SONDHEIM'S NAKEDLY POLITICAL MUSICAL
 

 

Small is not only beautiful. It is invariably better for Stephen Sondheim musicals. And the joy of Gary Griffin's production, hailing from the Chicago Shakespeare Theatre and using 10 actors and four musicians, is that it allows us to savour every word and register every dramatic nuance in a way that is impossible in glitzier revivals.

Seeing this 1976 show again, one is struck by the topicality not just of Sondheim's lyrics but of John Weidman's book. It deals, after all, with Commander Perry's use of military force to persuade Japan to open up trade relations in 1853.

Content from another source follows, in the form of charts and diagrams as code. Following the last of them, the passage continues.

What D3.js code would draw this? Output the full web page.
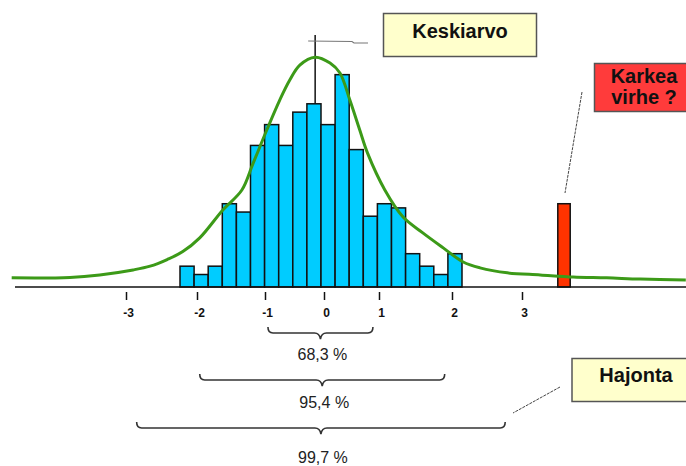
<html>
<head>
<style>
  body { margin: 0; background: #fff; }
  svg { display: block; font-family: "Liberation Sans", Arial, sans-serif; }
</style>
</head>
<body>
<svg id="chart" width="686" height="466"></svg>
<script src="https://d3js.org/d3.v7.min.js"></script>
<script>
// histogram bins (counts), left to right
const binCounts = [5, 3, 5, 20, 18, 34, 39, 34, 42, 44, 39, 51, 33, 17, 20, 19, 8, 5, 3, 8]

// axis ticks (in standard deviations)
const tickValues = [-3, -2, -1, 0, 1, 2, 3]
const tickLabels = ["-3", "-2", "-1", "0", "1", "2", "3"]

// fitted curve
const curveX = [-4.61, -3.79, -3.37, -2.90, -2.66, -2.42, -2.20, -1.96, -1.62, -1.34, -1.18, -0.97, -0.75,
                -0.58, -0.41, -0.15, 0.11, 0.29, 0.47, 0.65, 0.79, 1.08, 1.33, 1.60, 1.88, 2.16, 2.40,
                2.79, 3.26, 3.73, 4.21, 4.69, 5.34]
const curveY = [2.2, 2.3, 2.9, 4.1, 5.0, 6.6, 8.5, 11.8, 18.5, 23.3, 29.5, 37.7, 44.9,
                49.7, 53.3, 55.2, 53.8, 51.4, 44.9, 37.7, 32.2, 23.3, 16.8, 13.0, 9.4, 6.0, 4.6,
                3.4, 2.9, 2.4, 2.2, 1.9, 1.7]

const meanValue = -0.15
const outlierValue = 3.6
const outlierCount = 20

// spread braces
const spreadLabels = ["68,3 %", "95,4 %", "99,7 %"]
const spreadLo = [-0.95, -1.96, -2.85]
const spreadHi = [0.89, 1.90, 2.76]

const svg = d3.select("#chart")
svg.append("rect").attr("width", 686).attr("height", 466).attr("fill", "#fff")

// hand drawn axis is not evenly spaced, so piecewise scale
const xScale = d3.scaleLinear()
    .domain(tickValues)
    .range([126, 197, 265, 324, 379, 452, 522])
const yScale = d3.scaleLinear()
    .domain([0, 55])
    .range([287, 58])
const binScale = d3.scaleBand()
    .domain(d3.range(binCounts.length))
    .range([180, 462])

// mean line (behind bars)
svg.append("line")
    .attr("x1", xScale(meanValue)).attr("x2", xScale(meanValue))
    .attr("y1", 35).attr("y2", yScale(0))
    .attr("stroke", "#111").attr("stroke-width", 1.5)

// Keskiarvo leader
svg.append("path")
    .attr("d", `M${xScale(meanValue) - 7},41 L352,41.5 L354,43 L368,43`)
    .attr("fill", "none").attr("stroke", "#777").attr("stroke-width", 1.2)

// bars
svg.append("g").selectAll("rect")
    .data(binCounts)
    .join("rect")
    .attr("x", (d, i) => binScale(i))
    .attr("width", binScale.bandwidth())
    .attr("y", d => yScale(d))
    .attr("height", d => yScale(0) - yScale(d))
    .attr("fill", "#00ccff")
    .attr("stroke", "#111")
    .attr("stroke-width", 1.5)

// outlier bar
svg.append("rect")
    .attr("x", xScale(outlierValue) - 6.2)
    .attr("width", 12.4)
    .attr("y", yScale(outlierCount))
    .attr("height", yScale(0) - yScale(outlierCount))
    .attr("fill", "#ff3300")
    .attr("stroke", "#111")
    .attr("stroke-width", 1.5)

// baseline
svg.append("line")
    .attr("x1", 15).attr("x2", 686)
    .attr("y1", yScale(0)).attr("y2", yScale(0))
    .attr("stroke", "#111").attr("stroke-width", 1.5)

// curve
let curveLine = d3.line()
    .x(d => xScale(d[0]))
    .y(d => yScale(d[1]))
    .curve(d3.curveCatmullRom.alpha(0.5))
svg.append("path")
    .datum(curveX.map((x, i) => [x, curveY[i]]))
    .attr("d", curveLine)
    .attr("fill", "none")
    .attr("stroke", "#3c9a18")
    .attr("stroke-width", 3)

// axis
let axis = svg.append("g")
    .attr("transform", "translate(0,292)")
    .call(d3.axisBottom(xScale)
        .tickValues(tickValues)
        .tickFormat((d, i) => tickLabels[i])
        .tickSize(8)
        .tickPadding(8))
axis.select(".domain").remove()
axis.selectAll("line").attr("stroke", "#111").attr("stroke-width", 1.5)
axis.selectAll("text")
    .attr("font-family", "Liberation Sans, Arial, sans-serif")
    .attr("font-size", 12).attr("font-weight", "bold")
    .attr("fill", "#111")
    .attr("dx", 2)

// braces
function brace(x0, x1, y) {
    let xm = (x0 + x1) / 2
    return `M${x0},${y - 6} Q${x0},${y} ${x0 + 5},${y} L${xm - 6},${y} Q${xm - 1},${y} ${xm},${y + 6}`
         + ` Q${xm + 1},${y} ${xm + 6},${y} L${x1 - 5},${y} Q${x1},${y} ${x1},${y - 6}`
}
let braceY = [333, 380, 428]
let labelY = [360, 408, 463]
spreadLabels.forEach((label, i) => {
    let x0 = xScale(spreadLo[i]), x1 = xScale(spreadHi[i])
    svg.append("path")
        .attr("d", brace(x0, x1, braceY[i]))
        .attr("fill", "none").attr("stroke", "#333").attr("stroke-width", 1.6)
    svg.append("text")
        .attr("x", (x0 + x1) / 2 + 2).attr("y", labelY[i])
        .attr("text-anchor", "middle")
        .attr("font-size", 16).attr("fill", "#222")
        .text(label)
})

// callout boxes
function callout(x, y, w, h, fill, lines, cx, baselines) {
    svg.append("rect")
        .attr("x", x).attr("y", y).attr("width", w).attr("height", h)
        .attr("fill", fill).attr("stroke", "#555").attr("stroke-width", 1.5)
    lines.forEach((t, i) => {
        svg.append("text")
            .attr("x", cx).attr("y", baselines[i])
            .attr("text-anchor", "middle")
            .attr("font-size", 20).attr("font-weight", "bold").attr("fill", "#111")
            .text(t)
    })
}
callout(383.5, 13.5, 153, 43, "#ffffcc", ["Keskiarvo"], 460, [38])
callout(594.5, 63.5, 110, 48, "#ff3b3b", ["Karkea", "virhe ?"], 644, [83, 104])
callout(572, 358.5, 130, 43, "#ffffcc", ["Hajonta"], 636, [382])

// dashed leaders
svg.append("line")
    .attr("x1", 582).attr("y1", 92).attr("x2", 565).attr("y2", 193)
    .attr("stroke", "#444").attr("stroke-width", 1).attr("stroke-dasharray", "3,1")
svg.append("line")
    .attr("x1", 560).attr("y1", 387).attr("x2", 513).attr("y2", 413)
    .attr("stroke", "#444").attr("stroke-width", 1).attr("stroke-dasharray", "3,1")
</script>
</body>
</html>
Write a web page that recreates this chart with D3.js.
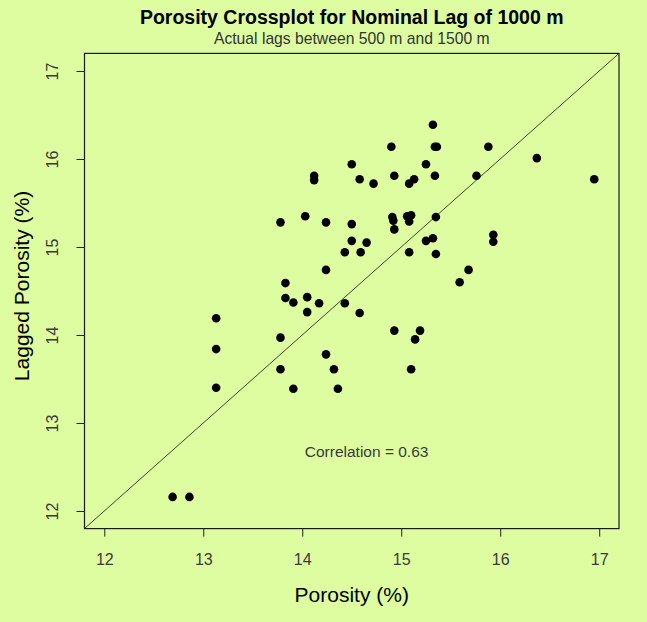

At a time of resurgent American imperialism it is fascinating to hear Perry referring to "these backward-seeming, semi-barbarous peoples." It also comes as a shock to be reminded that the British, French and Russians who leapt on the American bandwagon were met with fierce guerrilla resistance by samurai warriors.

In short, this is a nakedly political musical. But the genius of Sondheim's music and lyrics is the way they move from Oriental minimalism to multinational pastiche as Japan gradually becomes more westernised.

In the achingly beautiful first half we listen entranced as a samurai and a fisherman exchange haikus as they travel. And in Someone in a Tree we see how history is made up of fragmentary moments and multiple perspectives.

But by the second half, as the invading admirals arrive, Sondheim precisely parodies Sousa, Sullivan and Offenbach to pinpoint cultural invasion.

You could argue that the second act over-compresses 20th-century history and that the final point about Japan's economic revenge is less true than it was. But this is still a great musical that satirises America's historical determination to impose its own values on other civilisations. Griffin's production, played on a rectangular pinewood stage, embraces the austerity of noh as much as the colour of kabuki and is quite outstandingly acted by its all-male cast.

Joseph Anthony Foronda's Reciter not only holds the show together but views the unfolding history with wry, cool omniscience. Jerome Pradon is wonderfully poisonous as the Shogun's mother in Chrysanthemum Tea. And in the great song about history seen from a tree Togo Igawa and Mo Zainal touchingly represent the polarities of youth and age.